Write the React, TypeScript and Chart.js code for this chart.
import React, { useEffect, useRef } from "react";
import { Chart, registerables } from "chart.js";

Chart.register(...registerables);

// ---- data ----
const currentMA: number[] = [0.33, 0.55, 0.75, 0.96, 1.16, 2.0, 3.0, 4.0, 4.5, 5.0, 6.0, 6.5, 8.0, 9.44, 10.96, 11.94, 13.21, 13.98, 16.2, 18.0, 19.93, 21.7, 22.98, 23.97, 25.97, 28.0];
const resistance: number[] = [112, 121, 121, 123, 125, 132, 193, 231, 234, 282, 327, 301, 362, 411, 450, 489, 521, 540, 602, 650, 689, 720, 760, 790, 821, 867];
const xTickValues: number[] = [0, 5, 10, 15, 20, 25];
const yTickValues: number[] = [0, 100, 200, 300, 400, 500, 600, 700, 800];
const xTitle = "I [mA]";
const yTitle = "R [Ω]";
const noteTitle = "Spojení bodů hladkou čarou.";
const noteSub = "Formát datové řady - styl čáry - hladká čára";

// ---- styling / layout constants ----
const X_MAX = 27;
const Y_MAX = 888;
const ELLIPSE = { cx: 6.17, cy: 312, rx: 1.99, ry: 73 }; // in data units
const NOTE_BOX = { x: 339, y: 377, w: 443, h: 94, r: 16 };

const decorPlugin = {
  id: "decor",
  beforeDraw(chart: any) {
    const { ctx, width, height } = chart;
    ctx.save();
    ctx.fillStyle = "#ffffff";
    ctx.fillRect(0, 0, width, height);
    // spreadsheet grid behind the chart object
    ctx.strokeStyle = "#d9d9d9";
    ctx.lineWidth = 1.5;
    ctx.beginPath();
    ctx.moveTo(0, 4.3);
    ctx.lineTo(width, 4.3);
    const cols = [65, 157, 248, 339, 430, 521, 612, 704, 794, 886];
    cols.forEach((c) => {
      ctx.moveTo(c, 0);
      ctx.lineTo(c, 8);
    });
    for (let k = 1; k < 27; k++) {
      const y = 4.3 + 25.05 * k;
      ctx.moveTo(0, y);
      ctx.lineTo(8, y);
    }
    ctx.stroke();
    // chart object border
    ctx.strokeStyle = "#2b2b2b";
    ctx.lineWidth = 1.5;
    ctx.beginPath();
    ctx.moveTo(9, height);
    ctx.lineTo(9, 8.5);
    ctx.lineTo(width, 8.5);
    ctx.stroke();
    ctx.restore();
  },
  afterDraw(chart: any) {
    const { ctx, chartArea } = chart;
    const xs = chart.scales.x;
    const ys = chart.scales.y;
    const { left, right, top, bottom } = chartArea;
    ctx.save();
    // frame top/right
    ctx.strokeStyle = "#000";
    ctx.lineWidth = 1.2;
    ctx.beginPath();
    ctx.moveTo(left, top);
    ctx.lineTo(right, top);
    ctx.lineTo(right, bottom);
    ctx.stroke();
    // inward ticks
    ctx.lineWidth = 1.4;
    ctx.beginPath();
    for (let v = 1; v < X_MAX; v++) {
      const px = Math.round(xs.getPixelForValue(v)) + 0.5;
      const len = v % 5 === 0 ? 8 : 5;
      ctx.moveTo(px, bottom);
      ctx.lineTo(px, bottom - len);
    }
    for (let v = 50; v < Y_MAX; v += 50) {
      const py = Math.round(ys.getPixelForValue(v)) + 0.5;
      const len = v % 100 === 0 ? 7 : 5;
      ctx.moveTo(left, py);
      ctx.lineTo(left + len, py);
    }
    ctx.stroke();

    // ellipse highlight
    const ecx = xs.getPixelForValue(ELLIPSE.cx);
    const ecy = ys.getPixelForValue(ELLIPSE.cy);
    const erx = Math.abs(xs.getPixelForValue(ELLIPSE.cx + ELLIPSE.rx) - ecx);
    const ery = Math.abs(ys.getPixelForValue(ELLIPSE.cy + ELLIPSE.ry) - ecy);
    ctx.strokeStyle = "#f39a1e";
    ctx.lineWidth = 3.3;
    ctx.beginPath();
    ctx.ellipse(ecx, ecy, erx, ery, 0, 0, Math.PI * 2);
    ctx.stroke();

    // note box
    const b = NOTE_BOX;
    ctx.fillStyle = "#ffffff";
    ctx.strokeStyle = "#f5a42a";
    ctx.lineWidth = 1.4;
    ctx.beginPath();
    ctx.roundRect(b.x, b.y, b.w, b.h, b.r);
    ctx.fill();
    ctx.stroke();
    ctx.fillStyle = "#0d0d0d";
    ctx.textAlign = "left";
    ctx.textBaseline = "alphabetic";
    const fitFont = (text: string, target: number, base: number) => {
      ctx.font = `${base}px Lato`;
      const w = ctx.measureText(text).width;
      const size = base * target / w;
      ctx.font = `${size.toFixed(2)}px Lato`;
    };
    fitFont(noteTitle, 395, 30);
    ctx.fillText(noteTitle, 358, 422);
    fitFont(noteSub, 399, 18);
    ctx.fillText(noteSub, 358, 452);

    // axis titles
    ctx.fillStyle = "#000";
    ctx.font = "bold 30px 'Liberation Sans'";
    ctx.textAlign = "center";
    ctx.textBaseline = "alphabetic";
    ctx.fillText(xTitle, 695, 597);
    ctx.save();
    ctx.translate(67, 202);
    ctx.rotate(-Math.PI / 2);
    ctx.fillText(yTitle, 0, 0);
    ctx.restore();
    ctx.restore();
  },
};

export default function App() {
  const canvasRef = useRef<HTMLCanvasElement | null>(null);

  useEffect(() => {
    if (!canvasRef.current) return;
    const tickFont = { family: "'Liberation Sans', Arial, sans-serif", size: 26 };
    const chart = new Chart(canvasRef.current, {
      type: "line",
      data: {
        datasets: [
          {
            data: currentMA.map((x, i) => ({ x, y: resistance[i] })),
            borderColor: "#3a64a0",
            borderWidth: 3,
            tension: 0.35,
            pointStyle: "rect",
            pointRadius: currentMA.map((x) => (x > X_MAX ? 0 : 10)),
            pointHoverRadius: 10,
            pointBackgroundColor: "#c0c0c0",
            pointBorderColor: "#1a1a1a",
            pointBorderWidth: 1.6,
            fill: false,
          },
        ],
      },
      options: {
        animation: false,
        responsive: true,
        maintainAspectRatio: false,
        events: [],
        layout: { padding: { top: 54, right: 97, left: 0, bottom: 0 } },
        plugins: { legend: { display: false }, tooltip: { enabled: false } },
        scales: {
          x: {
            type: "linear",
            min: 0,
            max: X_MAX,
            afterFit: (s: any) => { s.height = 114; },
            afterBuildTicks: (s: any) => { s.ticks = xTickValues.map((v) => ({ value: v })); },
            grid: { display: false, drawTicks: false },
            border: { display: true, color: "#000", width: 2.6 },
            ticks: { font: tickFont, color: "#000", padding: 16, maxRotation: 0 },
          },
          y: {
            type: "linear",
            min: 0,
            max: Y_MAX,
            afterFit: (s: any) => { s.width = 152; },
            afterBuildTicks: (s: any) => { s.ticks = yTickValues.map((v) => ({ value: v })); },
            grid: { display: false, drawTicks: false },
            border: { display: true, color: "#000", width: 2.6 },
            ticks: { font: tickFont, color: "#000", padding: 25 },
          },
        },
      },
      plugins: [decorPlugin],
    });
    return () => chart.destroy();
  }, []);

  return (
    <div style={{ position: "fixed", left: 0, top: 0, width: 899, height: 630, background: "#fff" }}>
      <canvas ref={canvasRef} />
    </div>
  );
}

┄┄┄┄┄┄┄┄┄┄

▸ Job
Using the data above, output each line exactly.

▸ Written solution
Write the React, TypeScript and Chart.js code for this chart.
import React, { useEffect, useRef } from "react";
import { Chart, registerables } from "chart.js";

Chart.register(...registerables);

// ---- data ----
const currentMA: number[] = [0.33, 0.55, 0.75, 0.96, 1.16, 2.0, 3.0, 4.0, 4.5, 5.0, 6.0, 6.5, 8.0, 9.44, 10.96, 11.94, 13.21, 13.98, 16.2, 18.0, 19.93, 21.7, 22.98, 23.97, 25.97, 28.0];
const resistance: number[] = [112, 121, 121, 123, 125, 132, 193, 231, 234, 282, 327, 301, 362, 411, 450, 489, 521, 540, 602, 650, 689, 720, 760, 790, 821, 867];
const xTickValues: number[] = [0, 5, 10, 15, 20, 25];
const yTickValues: number[] = [0, 100, 200, 300, 400, 500, 600, 700, 800];
const xTitle = "I [mA]";
const yTitle = "R [Ω]";
const noteTitle = "Spojení bodů hladkou čarou.";
const noteSub = "Formát datové řady - styl čáry - hladká čára";

// ---- styling / layout constants ----
const X_MAX = 27;
const Y_MAX = 888;
const ELLIPSE = { cx: 6.17, cy: 312, rx: 1.99, ry: 73 }; // in data units
const NOTE_BOX = { x: 339, y: 377, w: 443, h: 94, r: 16 };

const decorPlugin = {
  id: "decor",
  beforeDraw(chart: any) {
    const { ctx, width, height } = chart;
    ctx.save();
    ctx.fillStyle = "#ffffff";
    ctx.fillRect(0, 0, width, height);
    // spreadsheet grid behind the chart object
    ctx.strokeStyle = "#d9d9d9";
    ctx.lineWidth = 1.5;
    ctx.beginPath();
    ctx.moveTo(0, 4.3);
    ctx.lineTo(width, 4.3);
    const cols = [65, 157, 248, 339, 430, 521, 612, 704, 794, 886];
    cols.forEach((c) => {
      ctx.moveTo(c, 0);
      ctx.lineTo(c, 8);
    });
    for (let k = 1; k < 27; k++) {
      const y = 4.3 + 25.05 * k;
      ctx.moveTo(0, y);
      ctx.lineTo(8, y);
    }
    ctx.stroke();
    // chart object border
    ctx.strokeStyle = "#2b2b2b";
    ctx.lineWidth = 1.5;
    ctx.beginPath();
    ctx.moveTo(9, height);
    ctx.lineTo(9, 8.5);
    ctx.lineTo(width, 8.5);
    ctx.stroke();
    ctx.restore();
  },
  afterDraw(chart: any) {
    const { ctx, chartArea } = chart;
    const xs = chart.scales.x;
    const ys = chart.scales.y;
    const { left, right, top, bottom } = chartArea;
    ctx.save();
    // frame top/right
    ctx.strokeStyle = "#000";
    ctx.lineWidth = 1.2;
    ctx.beginPath();
    ctx.moveTo(left, top);
    ctx.lineTo(right, top);
    ctx.lineTo(right, bottom);
    ctx.stroke();
    // inward ticks
    ctx.lineWidth = 1.4;
    ctx.beginPath();
    for (let v = 1; v < X_MAX; v++) {
      const px = Math.round(xs.getPixelForValue(v)) + 0.5;
      const len = v % 5 === 0 ? 8 : 5;
      ctx.moveTo(px, bottom);
      ctx.lineTo(px, bottom - len);
    }
    for (let v = 50; v < Y_MAX; v += 50) {
      const py = Math.round(ys.getPixelForValue(v)) + 0.5;
      const len = v % 100 === 0 ? 7 : 5;
      ctx.moveTo(left, py);
      ctx.lineTo(left + len, py);
    }
    ctx.stroke();

    // ellipse highlight
    const ecx = xs.getPixelForValue(ELLIPSE.cx);
    const ecy = ys.getPixelForValue(ELLIPSE.cy);
    const erx = Math.abs(xs.getPixelForValue(ELLIPSE.cx + ELLIPSE.rx) - ecx);
    const ery = Math.abs(ys.getPixelForValue(ELLIPSE.cy + ELLIPSE.ry) - ecy);
    ctx.strokeStyle = "#f39a1e";
    ctx.lineWidth = 3.3;
    ctx.beginPath();
    ctx.ellipse(ecx, ecy, erx, ery, 0, 0, Math.PI * 2);
    ctx.stroke();

    // note box
    const b = NOTE_BOX;
    ctx.fillStyle = "#ffffff";
    ctx.strokeStyle = "#f5a42a";
    ctx.lineWidth = 1.4;
    ctx.beginPath();
    ctx.roundRect(b.x, b.y, b.w, b.h, b.r);
    ctx.fill();
    ctx.stroke();
    ctx.fillStyle = "#0d0d0d";
    ctx.textAlign = "left";
    ctx.textBaseline = "alphabetic";
    const fitFont = (text: string, target: number, base: number) => {
      ctx.font = `${base}px Lato`;
      const w = ctx.measureText(text).width;
      const size = base * target / w;
      ctx.font = `${size.toFixed(2)}px Lato`;
    };
    fitFont(noteTitle, 395, 30);
    ctx.fillText(noteTitle, 358, 422);
    fitFont(noteSub, 399, 18);
    ctx.fillText(noteSub, 358, 452);

    // axis titles
    ctx.fillStyle = "#000";
    ctx.font = "bold 30px 'Liberation Sans'";
    ctx.textAlign = "center";
    ctx.textBaseline = "alphabetic";
    ctx.fillText(xTitle, 695, 597);
    ctx.save();
    ctx.translate(67, 202);
    ctx.rotate(-Math.PI / 2);
    ctx.fillText(yTitle, 0, 0);
    ctx.restore();
    ctx.restore();
  },
};

export default function App() {
  const canvasRef = useRef<HTMLCanvasElement | null>(null);

  useEffect(() => {
    if (!canvasRef.current) return;
    const tickFont = { family: "'Liberation Sans', Arial, sans-serif", size: 26 };
    const chart = new Chart(canvasRef.current, {
      type: "line",
      data: {
        datasets: [
          {
            data: currentMA.map((x, i) => ({ x, y: resistance[i] })),
            borderColor: "#3a64a0",
            borderWidth: 3,
            tension: 0.35,
            pointStyle: "rect",
            pointRadius: currentMA.map((x) => (x > X_MAX ? 0 : 10)),
            pointHoverRadius: 10,
            pointBackgroundColor: "#c0c0c0",
            pointBorderColor: "#1a1a1a",
            pointBorderWidth: 1.6,
            fill: false,
          },
        ],
      },
      options: {
        animation: false,
        responsive: true,
        maintainAspectRatio: false,
        events: [],
        layout: { padding: { top: 54, right: 97, left: 0, bottom: 0 } },
        plugins: { legend: { display: false }, tooltip: { enabled: false } },
        scales: {
          x: {
            type: "linear",
            min: 0,
            max: X_MAX,
            afterFit: (s: any) => { s.height = 114; },
            afterBuildTicks: (s: any) => { s.ticks = xTickValues.map((v) => ({ value: v })); },
            grid: { display: false, drawTicks: false },
            border: { display: true, color: "#000", width: 2.6 },
            ticks: { font: tickFont, color: "#000", padding: 16, maxRotation: 0 },
          },
          y: {
            type: "linear",
            min: 0,
            max: Y_MAX,
            afterFit: (s: any) => { s.width = 152; },
            afterBuildTicks: (s: any) => { s.ticks = yTickValues.map((v) => ({ value: v })); },
            grid: { display: false, drawTicks: false },
            border: { display: true, color: "#000", width: 2.6 },
            ticks: { font: tickFont, color: "#000", padding: 25 },
          },
        },
      },
      plugins: [decorPlugin],
    });
    return () => chart.destroy();
  }, []);

  return (
    <div style={{ position: "fixed", left: 0, top: 0, width: 899, height: 630, background: "#fff" }}>
      <canvas ref={canvasRef} />
    </div>
  );
}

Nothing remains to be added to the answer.